Canadiens Must Win Powerplay Battle
I highlight special teams specifically in this matchup because I think the most likely scenario of the Sens stealing some points will be due to goaltending and/or special teams. Therefore, the Canadiens must win the special teams battle and take advantage of a deficient Ottawa penalty kill specifically.
The Habs’ forwards outmatch the Senators’ four lines through and through, meaning five-on-five play should be a clear advantage, potentially lending to power play opportunities. Going into the game, the Sens are ranked 27th on the penalty kill, which is running at 70 percent efficiency. In the last couple of games, the Montreal power play has looked a little stagnant at times with a lot of perimeter passing. They need to really have a shoot-first mentality versus a Sens team that appears to be lacking confidence.
Secondly, the Canadiens need to shut down the Senators’ number one power play unit which boasts young talents such as Brady Tkachuk and Thomas Chabot. They are running at a subpar 13.6 percent but they have the skill to change that in a short two-game series.

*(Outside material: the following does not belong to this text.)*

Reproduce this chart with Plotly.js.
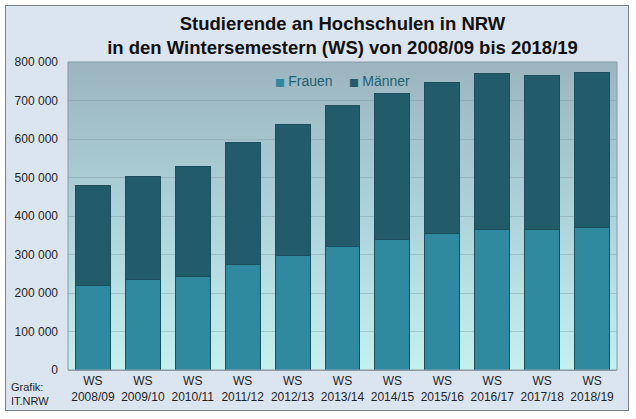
<!DOCTYPE html>
<html>
<head>
<meta charset="utf-8">
<script src="https://cdn.plot.ly/plotly-3.0.1.min.js"></script>
<style>
  html, body { margin: 0; padding: 0; background: #ffffff; }
  #frame { position: absolute; left: 5px; top: 5px; width: 622px; height: 404px; border: 1px solid #7a8088; background: #dbe5f0; }
  #chart { width: 622px; height: 404px; }
</style>
</head>
<body>
<div id="frame"><div id="chart"></div></div>
<script>
const categories = ["WS<br>2008/09", "WS<br>2009/10", "WS<br>2010/11", "WS<br>2011/12", "WS<br>2012/13", "WS<br>2013/14", "WS<br>2014/15", "WS<br>2015/16", "WS<br>2016/17", "WS<br>2017/18", "WS<br>2018/19"];
const frauen = [220000, 235500, 244000, 273000, 297000, 322000, 338000, 354000, 365000, 365000, 371000];
const maenner = [258000, 266000, 285000, 318000, 340000, 364000, 381000, 392000, 404000, 400000, 403000];
const yTicks = [0, 100000, 200000, 300000, 400000, 500000, 600000, 700000, 800000];
const seriesNames = ["Frauen", "Männer"];
const seriesColors = ["#2f899f", "#225c6a"];

const gradSvg = '<svg xmlns="http://www.w3.org/2000/svg" width="100" height="100" preserveAspectRatio="none">' +
  '<defs><linearGradient id="g" x1="0" y1="0" x2="0" y2="1">' +
  '<stop offset="0" stop-color="#9cb5c0"/>' +
  '<stop offset="0.45" stop-color="#abd0d8"/>' +
  '<stop offset="1" stop-color="#c4f0ee"/>' +
  '</linearGradient></defs><rect width="100" height="100" fill="url(#g)"/></svg>';
const gradUri = 'data:image/svg+xml;charset=utf-8,' + encodeURIComponent(gradSvg);

const seriesValues = [frauen, maenner];
const traces = seriesNames.map((n, i) => ({
  type: 'bar', name: n, x: categories, y: seriesValues[i],
  marker: { color: seriesColors[i], line: { color: '#1c4f5b', width: 1 } },
  hoverinfo: 'skip', showlegend: false
}));

const legendX = [0.373, 0.508];
const legendAnnotations = seriesNames.map((n, i) => ({
  text: '<span style="color:' + seriesColors[i] + ';font-size:10.5px;font-family:DejaVu Sans">■ </span>' + n,
  xref: 'paper', yref: 'paper', x: legendX[i], y: 0.938,
  xanchor: 'left', yanchor: 'middle', showarrow: false,
  font: { size: 14, color: '#245f70' }
}));

const layout = {
  width: 622, height: 404,
  margin: { l: 62, r: 11, t: 56, b: 40 },
  paper_bgcolor: '#dbe5f0',
  plot_bgcolor: 'rgba(0,0,0,0)',
  barmode: 'stack',
  bargap: 0.3,
  separators: ', ',
  showlegend: false,
  font: { family: 'Liberation Sans, Arial, sans-serif', size: 12, color: '#1e1e1e' },
  title: {
    text: '<b>Studierende an Hochschulen in NRW<br>in den Wintersemestern (WS) von 2008/09 bis 2018/19</b>',
    font: { family: 'Liberation Sans, Arial, sans-serif', size: 18.5, color: '#111111' },
    x: 0.5, xref: 'paper', xanchor: 'center',
    y: 0.94, yref: 'container', yanchor: 'top'
  },
  xaxis: {
    type: 'category',
    showgrid: false,
    zeroline: false,
    showline: true, linecolor: '#8a9aa4', linewidth: 1,
    ticks: '',
    tickfont: { size: 12, color: '#1e1e1e' },
    fixedrange: true
  },
  yaxis: {
    range: [0, 800000],
    tickvals: yTicks,
    tickformat: ',d',
    showgrid: true, gridcolor: 'rgba(125,150,160,0.4)', gridwidth: 1,
    zeroline: false,
    showline: false,
    ticks: '',
    ticklabelstandoff: 9,
    tickfont: { size: 12, color: '#1e1e1e' },
    fixedrange: true
  },
  images: [{
    source: gradUri, xref: 'paper', yref: 'paper',
    x: 0, y: 1, sizex: 1, sizey: 1, sizing: 'stretch',
    xanchor: 'left', yanchor: 'top', layer: 'below'
  }],
  shapes: [{
    type: 'rect', xref: 'paper', yref: 'paper', x0: 0, x1: 1, y0: 0, y1: 1,
    line: { color: '#8a9aa4', width: 1 }, fillcolor: 'rgba(0,0,0,0)', layer: 'above'
  }],
  annotations: legendAnnotations.concat([{
    text: 'Grafik:<br>IT.NRW', xref: 'paper', yref: 'paper',
    x: -0.108, y: -0.03, xanchor: 'left', yanchor: 'top', align: 'left',
    showarrow: false, font: { size: 11, color: '#1e1e1e' }
  }])
};

Plotly.newPlot('chart', traces, layout, { displayModeBar: false, staticPlot: true });
</script>
</body>
</html>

Shutting this down starts with what the Canadiens have been able to accomplish in their previous games, which is immense puck pressure up ice while the Senators attempt their break out. Artturi Lehkonen has proven early that he is one of the best at this. He often plays on the penalty kill with Phillip Danault. If these two and the other penalty killers can force the Senators’ youth to cough up the puck, there may just be more offensive chances shorthanded. What better way for Danault to score his first of the season?
To reiterate one last time, the Canadiens should not underestimate the Senators. Soon we will find out if they do.